Voilà une Allemagne productive, une Allemagne prospère qui a le sourire, insouciante, heureuse et idéale. Une Allemagne des loisirs, portant en elle la fameuse Heimat, le bon vivre traditionnel allemand, ce bonheur du foyer et du terroir. Wolff compile aussi des images de voyages : les croisières à bord du paquebot Bremen, une virée à Paris, New-York, au Caire, un vol en Zeppelin… La vie paisible et productive de cette Allemagne que nous fait voir Wolff cache pourtant une autre réalité, déjà bien implantée, celle de l’arrivée au pouvoir d’Hitler depuis 1933.
Pragmatisme aveugle
La question se pose alors rapidement : Quel était le positionnement de Wolff vis-à-vis de l’Allemagne nazie, ses images idéalisées n’ont-elles pas servi la propagande officielle ? « S’il n’a jamais été apparenté au parti nazi », comme le rappelle Gilles Mora – Wolff ne répondra à aucune commande officielle organisée par le IIIe Reich, à la différence par exemple de Renger-Patzsch -, le photographe a continué son activité avant et durant la guerre.
Alors que la censure sévit, l’imagerie neutre et positive de l’agence ne va pas à l’encontre de l’idéal national-socialiste.
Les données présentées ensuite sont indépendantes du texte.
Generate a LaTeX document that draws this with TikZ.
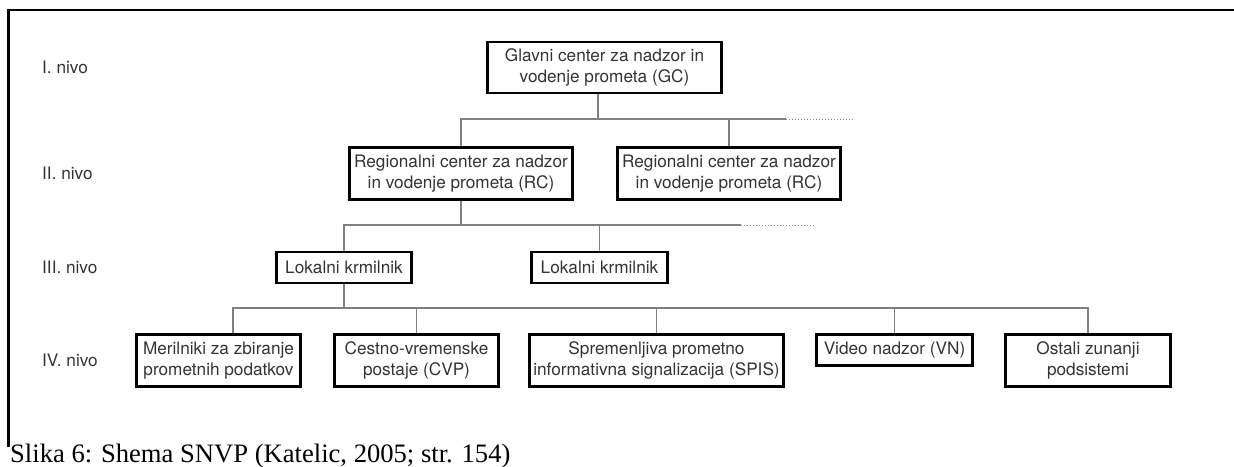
\documentclass[tikz,border=0pt]{standalone}
\usepackage{fontspec}
\newfontfamily\boxfont{TeX Gyre Heros}
\newfontfamily\capfont{Liberation Serif}
\begin{document}
\begin{tikzpicture}[x=1pt,y=-1pt,
  unit/.style={draw=black, line width=2.6pt, rectangle, inner sep=0pt,
    align=center, text=black!80, font=\boxfont\fontsize{17.2}{21}\selectfont},
  twoline/.style={unit, minimum height=52.5pt},
  oneline/.style={unit, minimum height=31pt},
  levellabel/.style={anchor=west, inner sep=0pt, text=black!80,
    font=\boxfont\fontsize{17.2}{21}\selectfont},
  conn/.style={draw=black!50, line width=1.2pt},
  dots/.style={draw=black!45, line width=1pt, dash pattern=on 1.2pt off 1.8pt}]
\useasboundingbox (0,0) rectangle (1234,466);

% outer frame (top and left edges)
\draw[line width=2.2pt] (1234,10) -- (8.5,10) -- (8.5,447);

% level labels
\node[levellabel] (lvI)   at (42,67.5)  {I. nivo};
\node[levellabel] (lvII)  at (42,173.5) {II. nivo};
\node[levellabel] (lvIII) at (42,267.5) {III. nivo};
\node[levellabel] (lvIV)  at (42,360.5) {IV. nivo};

% level I
\node[twoline, minimum width=234.5pt, minimum height=51pt] (gc) at (604.5,67.5)
  {Glavni center za nadzor in\\vodenje prometa (GC)};

% level II
\node[twoline, minimum width=223.5pt] (rc1) at (461,173.5)
  {Regionalni center za nadzor\\in vodenje prometa (RC)};
\node[twoline, minimum width=223.5pt] (rc2) at (729,173.5)
  {Regionalni center za nadzor\\in vodenje prometa (RC)};

% level III
\node[oneline, minimum width=135.5pt] (lk1) at (344,267.5) {Lokalni krmilnik};
\node[oneline, minimum width=136.5pt] (lk2) at (599.5,267.5) {Lokalni krmilnik};

% level IV
\node[twoline, minimum width=164.5pt] (s1) at (218.5,360.5)
  {Merilniki za zbiranje\\prometnih podatkov};
\node[twoline, minimum width=164.5pt] (s2) at (416.5,360.5)
  {Cestno-vremenske\\postaje (CVP)};
\node[twoline, minimum width=254.5pt] (s3) at (656.5,360.5)
  {Spremenljiva prometno\\informativna signalizacija (SPIS)};
\node[oneline, minimum width=156.5pt, minimum height=31.5pt] (s4) at (894.5,350)
  {Video nadzor (VN)};
\node[twoline, minimum width=165.5pt] (s5) at (1088,360.5)
  {Ostali zunanji\\podsistemi};

% bus junctions
\coordinate (j1)  at (598,119);
\coordinate (j1e) at (786,119);
\coordinate (j1d) at (855,119);
\coordinate (j2e) at (741,225);
\coordinate (j2d) at (814,225);
\coordinate (j3)  at (233,308);

% level I -> II
\draw[conn] (gc.south -| j1) -- (j1);
\draw[conn] (rc1.north) |- (j1e);
\draw[conn] (rc2.north) -- (rc2.north |- j1);
\draw[dots] (j1e) -- (j1d);

% level II -> III
\draw[conn] (rc1.south) -- (rc1.south |- j2e);
\draw[conn] (lk1.north) |- (j2e);
\draw[conn] (lk2.north) -- (lk2.north |- j2e);
\draw[dots] (j2e) -- (j2d);

% level III -> IV
\draw[conn] (lk1.south) -- (lk1.south |- j3);
\draw[conn] (j3 |- s1.north) -- (j3) -| (s5.north);
\draw[conn] (s2.north) -- (s2.north |- j3);
\draw[conn] (s3.north) -- (s3.north |- j3);
\draw[conn] (s4.north) -- (s4.north |- j3);

% caption
\node[anchor=base west, inner sep=0pt, font=\capfont\fontsize{26.6}{30}\selectfont]
  (cap) at (10,462) {Slika 6: Shema SNVP (Katelic, 2005; str. 154)};
\end{tikzpicture}
\end{document}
Hans-Michael Koetzle, spécialiste de Paul Wolff, est d’ailleurs très clair à ce sujet : « [Paul Wolff] se mit également au service d’une photographie patriotique idéalisée dont se servit à partir de 1933 la propagande national-socialiste. » Et l’on sait ô combien le régime, sous le visage de Joseph Goebbels, a très vite saisi le pouvoir de l’image dans la propagation de son idéologie.
L’agence « Dr. Paul Wolff & Tritschler » ne fait pas de vague. Wolff fait son boulot et s’adapte. Point. Les photos exposées à Montpellier des JO d’hiver de Garmisch-Partenkirchen et de Berlin de 1936 paraissent des plus banals. Wolff saisit les patineurs sur glace, les gradins, la flamme olympique… Dans son livre sur les Jeux olympiques de Berlin figurent tout de même saluts nazis et croix gammées.
D’une passivité pragmatique, l’homme d’affaires ferme les yeux sur le régime en place pour continuer de faire fonctionner son fonds de commerce et éviter la censure. « Ce qu’on est en droit de reprocher à Wolff, c’est son adaptation heureuse – et volontairement aveugle – à un contexte nouveau dont il paraît ignorer l’effroyable désastre quotidien, sans aucunement le mettre en cause ou le prendre en compte photographiquement, même de façon biaisée », ajoute Gilles Mora dans son texte d’introduction.
Plutôt qu’un artiste, Wolff était un entrepreneur, « un prestataire fiable », note Hans-Michael Koetzle. Ceci peut expliquer son absence dans les expositions et sa disparition de la mémoire collective, il n’a pas cherché à faire exposer ses clichés dans des musées. Son ambiguïté avec le régime en place tout autant. Le tragique de l’histoire le rattrapera : une grande partie de ses archives partira en fumée lors des bombardements alliés de 1944. Il nous reste pourtant aujourd’hui encore 500 000 négatifs de ce témoignage précieux d’un virage technique de la photographie et du quotidien outre-Rhin d’une époque de renouveau et de troubles.
On regrette peut-être de cette exposition de Montpellier une remise en contexte historique plus poussée. Dans cette Allemagne des loisirs que nous observons, pendant que ces couples pique-niquent innocemment dans l’herbe, en 1936, les exactions contre les Juifs ont déjà commencé. Ces images bucoliques rappellent alors celles de la vie paisible et terriblement banale du commandant d’Auschwitz Rudolf Höss et de sa famille, exposée dans le film La Zone d’intérêt de Jonathan Glazer. L’horreur, qu’on ne veut pas voir, est pourtant là, toute proche, juste derrière le jardin et les roses.
« Dr. Paul Wolff, l’homme au Leica », exposition au Pavillon Populaire de la Ville de Montpellier, jusqu’au 14 avril 2024.